P(E) is evidence probability, and it is used to normalize the result. It remains same so, removing it won’t affect.

## 2. Asumption
Naive Bayes classifier assumes that all the features are unrelated to each other. Presence or absence of a feature does not influence the presence or absence of any other feature. This assumption is called class conditional independence.

## 3. Pros and Cons 
__Pros:__

* It is easy and fast to predict class of test data set. It also perform well in multi class prediction
* When assumption of independence holds, a Naive Bayes classifier performs better compare to other models like logistic regression and you need less training data.
* It perform well in case of categorical input variables compared to numerical variable(s). For numerical variable, normal distribution is assumed (bell curve, which is a strong assumption).

__Cons:__

* If categorical variable has a category (in test data set), which was not observed in training data set, then model will assign a 0 (zero) probability and will be unable to make a prediction. This is often known as “Zero Frequency”. To solve this, we can use the smoothing technique. One of the simplest smoothing techniques is called Laplace estimation.
* On the other side Naive Bayes is also known as a bad estimator, so the probability outputs from predict_proba are not to be taken too seriously.
* Another limitation of Naive Bayes is the assumption of independent predictors. In real life, it is almost impossible that we get a set of predictors which are completely independent.



## 4. Applications
* __Real time Prediction__: Naive Bayes is an eager learning classifier and it is sure fast. Thus, it could be used for making predictions in real time.
* __Multi class Prediction__: This algorithm is also well known for multi class prediction feature. Here we can predict the probability of multiple classes of target variable.
* __Text classification/ Spam Filtering/ Sentiment Analysis__: Naive Bayes classifiers mostly used in text classification (due to better result in multi class problems and independence rule) have higher success rate as compared to other algorithms. As a result, it is widely used in Spam filtering (identify spam e-mail) and Sentiment Analysis (in social media analysis, to identify positive and negative customer sentiments)
* __Recommendation System__: Naive Bayes Classifier and Collaborative Filtering together builds a Recommendation System that uses machine learning and data mining techniques to filter unseen information and predict whether a user would like a given resource or not

## 5. Improvement
* __Transformation__: If continuous features do not have normal distribution, we should use transformation or different methods to convert it in normal distribution.
* __Smoothing__: If test data set has zero frequency issue, apply smoothing techniques “Laplace Correction” to predict the class of test data set.
* __Correlation__: Remove correlated features, as the highly correlated features are voted twice in the model and it can lead to over inflating importance.
* __Pre-Processing__: Naive Bayes classifiers has limited options for parameter tuning like alpha=1 for smoothing, fit_prior=[True|False] to learn class prior probabilities or not and some other options (look at detail here). I would recommend to focus on your  pre-processing of data and the feature selection.
* __Ensemble__: You might think to apply some classifier combination technique like ensembling, bagging and boosting but these methods would not help. Actually, “ensembling, boosting, bagging” won’t help since their purpose is to reduce variance. Naive Bayes has no variance to minimize. NB ignores correlation among the features, which induces bias and hence reduces variance.

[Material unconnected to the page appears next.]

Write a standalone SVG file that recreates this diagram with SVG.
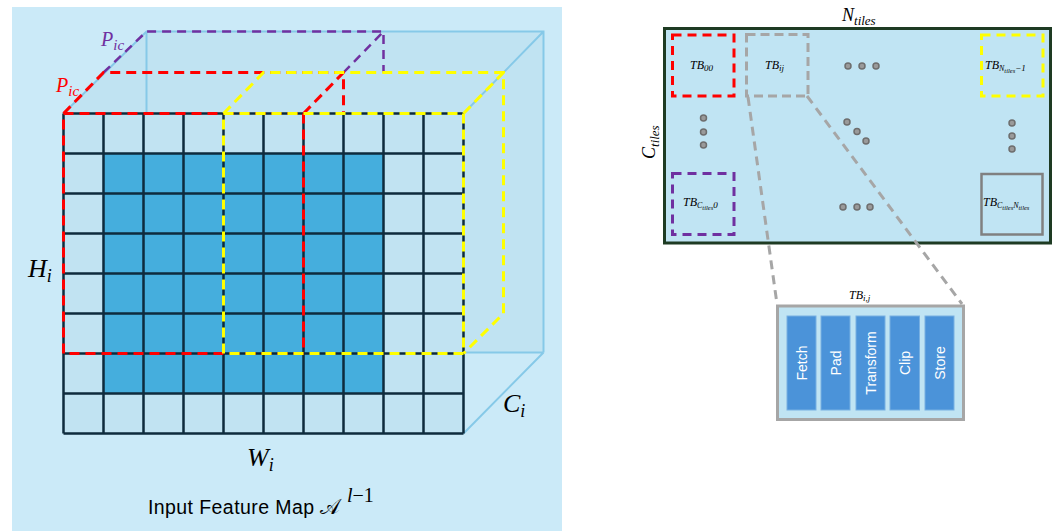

## 6. Naive Bayes Model under Scikit Learn Library
* __Gaussian:__ A Gaussian Naive Bayes algorithm is a special type of NB algorithm. It’s specifically used when the features have continuous values. It’s also assumed that all the features are following a gaussian distribution i.e, normal distribution.

* __Multinomial:__ It is used for discrete counts. For example, let’s say,  we have a text classification problem. Here we can consider bernoulli trials which is one step further and instead of “word occurring in the document”, we have “count how often word occurs in the document”, you can think of it as “number of times outcome number $x_i$ is observed over the n trials”.

* __Bernoulli:__ The binomial model is useful if your feature vectors are binary (i.e. zeros and ones). One application would be text classification with ‘bag of words’ model where the 1s & 0s are “word occurs in the document” and “word does not occur in the document” respectively.

In [2]:
# Sample Code

# =============================================================================
# # Set Path
# =============================================================================
import os
path = "/Users/xuefei.yang/Documents/GitHub/Machine-Learning-Notes/Naive Bayes"
os.chdir(path)

# =============================================================================
# # Import Packages
# =============================================================================
import pandas as pd
from sklearn import preprocessing
from sklearn.cross_validation import train_test_split
from sklearn.naive_bayes import GaussianNB
from sklearn.metrics import accuracy_score

# =============================================================================
# # Load Data
# =============================================================================
adult_df = pd.read_csv('adult.data.csv',header = None, delimiter=' *, *', engine='python')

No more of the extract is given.